* _What you need to do_: In this exercise, print only the lines of the records below from the one with "Clone this chart in matplotlib." through the one with "import matplotlib.pyplot as plt", inclusive. Pictures are not part of the copy.

* _Input data_:
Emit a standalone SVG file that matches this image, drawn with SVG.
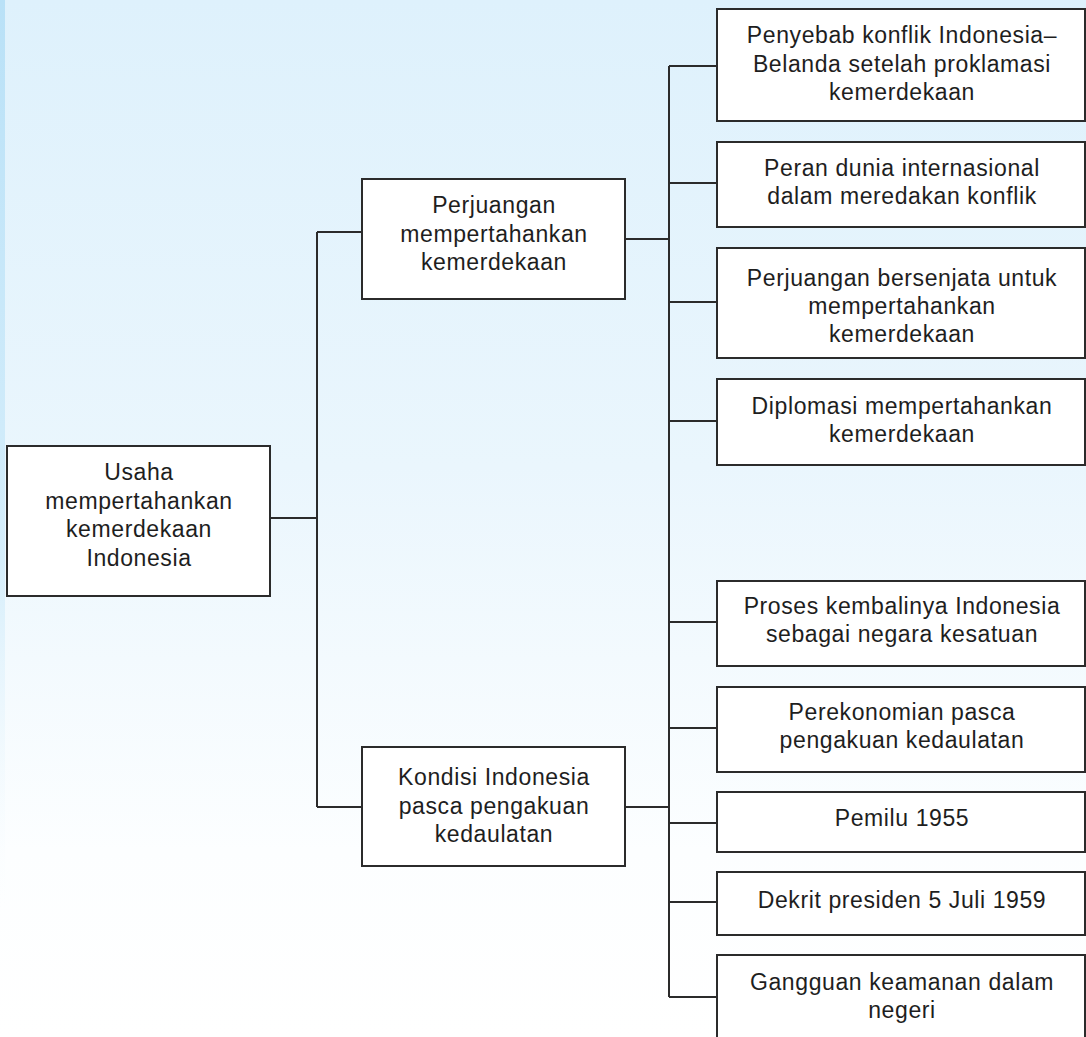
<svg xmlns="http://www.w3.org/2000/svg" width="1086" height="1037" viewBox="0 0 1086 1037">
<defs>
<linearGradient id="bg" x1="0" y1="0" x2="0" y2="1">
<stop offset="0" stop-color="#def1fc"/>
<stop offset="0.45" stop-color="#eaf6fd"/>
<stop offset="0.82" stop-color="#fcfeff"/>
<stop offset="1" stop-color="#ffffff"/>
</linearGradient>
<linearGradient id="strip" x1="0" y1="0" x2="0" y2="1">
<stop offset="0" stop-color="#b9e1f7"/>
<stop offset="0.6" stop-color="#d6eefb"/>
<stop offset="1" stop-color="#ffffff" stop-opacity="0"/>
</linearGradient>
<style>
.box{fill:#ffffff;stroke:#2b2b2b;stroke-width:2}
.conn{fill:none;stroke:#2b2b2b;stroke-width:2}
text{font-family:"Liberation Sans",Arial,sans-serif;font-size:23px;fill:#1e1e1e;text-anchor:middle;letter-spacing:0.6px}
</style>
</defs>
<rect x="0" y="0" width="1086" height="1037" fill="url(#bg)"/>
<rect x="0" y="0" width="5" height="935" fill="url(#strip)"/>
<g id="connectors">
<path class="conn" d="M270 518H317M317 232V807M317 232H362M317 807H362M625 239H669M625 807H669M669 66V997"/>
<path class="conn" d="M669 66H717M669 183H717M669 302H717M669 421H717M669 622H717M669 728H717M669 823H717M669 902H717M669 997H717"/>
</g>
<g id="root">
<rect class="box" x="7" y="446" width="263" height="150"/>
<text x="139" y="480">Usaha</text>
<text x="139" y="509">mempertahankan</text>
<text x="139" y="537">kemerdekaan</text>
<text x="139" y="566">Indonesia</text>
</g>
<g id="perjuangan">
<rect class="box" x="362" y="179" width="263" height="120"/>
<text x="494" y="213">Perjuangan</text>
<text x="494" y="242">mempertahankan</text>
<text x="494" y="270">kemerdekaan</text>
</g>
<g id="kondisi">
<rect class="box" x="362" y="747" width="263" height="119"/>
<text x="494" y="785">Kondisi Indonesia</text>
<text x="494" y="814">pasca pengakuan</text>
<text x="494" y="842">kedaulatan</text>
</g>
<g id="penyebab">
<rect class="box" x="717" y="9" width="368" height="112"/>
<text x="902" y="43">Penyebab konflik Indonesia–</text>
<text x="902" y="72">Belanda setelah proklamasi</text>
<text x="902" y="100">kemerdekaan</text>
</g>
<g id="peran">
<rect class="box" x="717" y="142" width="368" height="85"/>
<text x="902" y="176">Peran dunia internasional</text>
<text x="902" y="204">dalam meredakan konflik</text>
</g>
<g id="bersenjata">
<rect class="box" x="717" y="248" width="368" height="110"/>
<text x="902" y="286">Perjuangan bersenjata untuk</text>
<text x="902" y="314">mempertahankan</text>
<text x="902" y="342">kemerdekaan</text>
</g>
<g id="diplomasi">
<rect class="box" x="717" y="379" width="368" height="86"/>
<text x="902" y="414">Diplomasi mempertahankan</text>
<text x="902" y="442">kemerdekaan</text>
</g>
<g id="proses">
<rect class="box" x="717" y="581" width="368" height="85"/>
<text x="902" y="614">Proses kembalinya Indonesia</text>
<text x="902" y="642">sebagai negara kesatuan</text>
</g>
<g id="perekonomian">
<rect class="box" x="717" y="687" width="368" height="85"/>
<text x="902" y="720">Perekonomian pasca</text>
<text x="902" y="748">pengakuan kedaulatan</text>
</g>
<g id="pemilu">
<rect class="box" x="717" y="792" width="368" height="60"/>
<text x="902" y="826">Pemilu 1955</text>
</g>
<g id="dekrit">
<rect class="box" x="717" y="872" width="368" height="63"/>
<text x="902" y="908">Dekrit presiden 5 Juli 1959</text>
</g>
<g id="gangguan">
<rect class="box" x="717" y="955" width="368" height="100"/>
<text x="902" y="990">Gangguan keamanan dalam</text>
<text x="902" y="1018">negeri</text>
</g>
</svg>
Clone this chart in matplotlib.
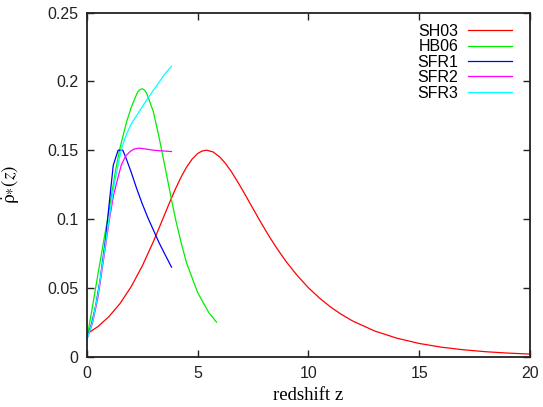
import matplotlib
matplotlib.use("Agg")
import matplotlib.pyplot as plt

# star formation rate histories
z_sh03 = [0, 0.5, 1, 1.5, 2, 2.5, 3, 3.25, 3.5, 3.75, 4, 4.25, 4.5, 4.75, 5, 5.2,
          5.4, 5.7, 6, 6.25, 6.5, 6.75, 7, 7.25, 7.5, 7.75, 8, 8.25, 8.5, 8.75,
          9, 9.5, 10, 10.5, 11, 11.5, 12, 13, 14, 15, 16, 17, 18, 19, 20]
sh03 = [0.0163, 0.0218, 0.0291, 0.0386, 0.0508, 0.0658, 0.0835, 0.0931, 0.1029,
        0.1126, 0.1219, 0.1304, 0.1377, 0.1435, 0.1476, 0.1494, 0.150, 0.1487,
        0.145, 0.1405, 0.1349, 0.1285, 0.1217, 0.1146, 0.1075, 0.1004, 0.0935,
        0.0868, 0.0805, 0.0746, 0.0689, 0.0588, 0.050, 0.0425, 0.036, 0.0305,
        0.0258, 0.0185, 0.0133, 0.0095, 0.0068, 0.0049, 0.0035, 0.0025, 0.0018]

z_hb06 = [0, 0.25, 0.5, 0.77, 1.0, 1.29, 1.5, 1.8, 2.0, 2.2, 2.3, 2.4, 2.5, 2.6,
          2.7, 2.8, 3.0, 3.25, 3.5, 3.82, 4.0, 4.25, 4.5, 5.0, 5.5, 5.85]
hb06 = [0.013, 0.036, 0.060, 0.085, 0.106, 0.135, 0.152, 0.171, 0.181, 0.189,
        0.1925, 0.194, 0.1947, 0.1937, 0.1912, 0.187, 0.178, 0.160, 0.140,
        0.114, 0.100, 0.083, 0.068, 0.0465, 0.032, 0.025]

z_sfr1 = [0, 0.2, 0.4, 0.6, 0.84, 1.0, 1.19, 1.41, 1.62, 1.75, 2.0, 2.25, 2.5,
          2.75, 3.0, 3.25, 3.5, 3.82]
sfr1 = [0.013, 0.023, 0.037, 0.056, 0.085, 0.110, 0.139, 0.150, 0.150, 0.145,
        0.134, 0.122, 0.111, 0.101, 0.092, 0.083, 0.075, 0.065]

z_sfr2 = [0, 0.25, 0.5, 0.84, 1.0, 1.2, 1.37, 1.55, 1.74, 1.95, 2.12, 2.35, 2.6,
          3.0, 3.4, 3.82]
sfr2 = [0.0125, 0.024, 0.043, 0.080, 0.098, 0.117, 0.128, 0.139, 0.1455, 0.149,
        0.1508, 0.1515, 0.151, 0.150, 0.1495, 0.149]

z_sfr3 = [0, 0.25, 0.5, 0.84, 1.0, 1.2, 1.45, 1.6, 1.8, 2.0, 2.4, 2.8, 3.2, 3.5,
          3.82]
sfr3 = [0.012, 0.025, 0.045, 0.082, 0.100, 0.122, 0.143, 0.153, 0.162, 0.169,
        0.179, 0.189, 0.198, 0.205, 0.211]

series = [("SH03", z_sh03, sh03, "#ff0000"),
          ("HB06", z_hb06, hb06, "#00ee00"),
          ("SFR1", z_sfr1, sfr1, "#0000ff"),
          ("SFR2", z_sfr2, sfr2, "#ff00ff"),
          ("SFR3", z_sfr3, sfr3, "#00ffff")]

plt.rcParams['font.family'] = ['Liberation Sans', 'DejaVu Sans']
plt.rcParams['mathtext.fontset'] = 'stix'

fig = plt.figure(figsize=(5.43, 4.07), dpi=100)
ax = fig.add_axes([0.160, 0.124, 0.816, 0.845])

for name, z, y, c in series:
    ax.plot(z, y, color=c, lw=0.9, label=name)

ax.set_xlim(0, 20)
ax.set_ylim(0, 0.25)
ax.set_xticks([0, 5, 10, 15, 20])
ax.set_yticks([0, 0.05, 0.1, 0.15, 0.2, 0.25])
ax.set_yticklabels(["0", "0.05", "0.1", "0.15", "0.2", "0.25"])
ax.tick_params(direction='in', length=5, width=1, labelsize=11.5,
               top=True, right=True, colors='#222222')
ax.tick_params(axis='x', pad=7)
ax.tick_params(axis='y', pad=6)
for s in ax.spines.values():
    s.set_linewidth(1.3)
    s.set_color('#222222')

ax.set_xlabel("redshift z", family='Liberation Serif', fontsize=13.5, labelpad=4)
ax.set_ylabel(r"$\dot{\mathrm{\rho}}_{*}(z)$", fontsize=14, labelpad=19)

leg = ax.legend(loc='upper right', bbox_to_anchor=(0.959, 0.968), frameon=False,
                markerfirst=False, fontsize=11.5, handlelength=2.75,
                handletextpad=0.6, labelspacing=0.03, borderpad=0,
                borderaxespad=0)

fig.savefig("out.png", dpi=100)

* _Full solution_:
Clone this chart in matplotlib.
import matplotlib
matplotlib.use("Agg")
import matplotlib.pyplot as plt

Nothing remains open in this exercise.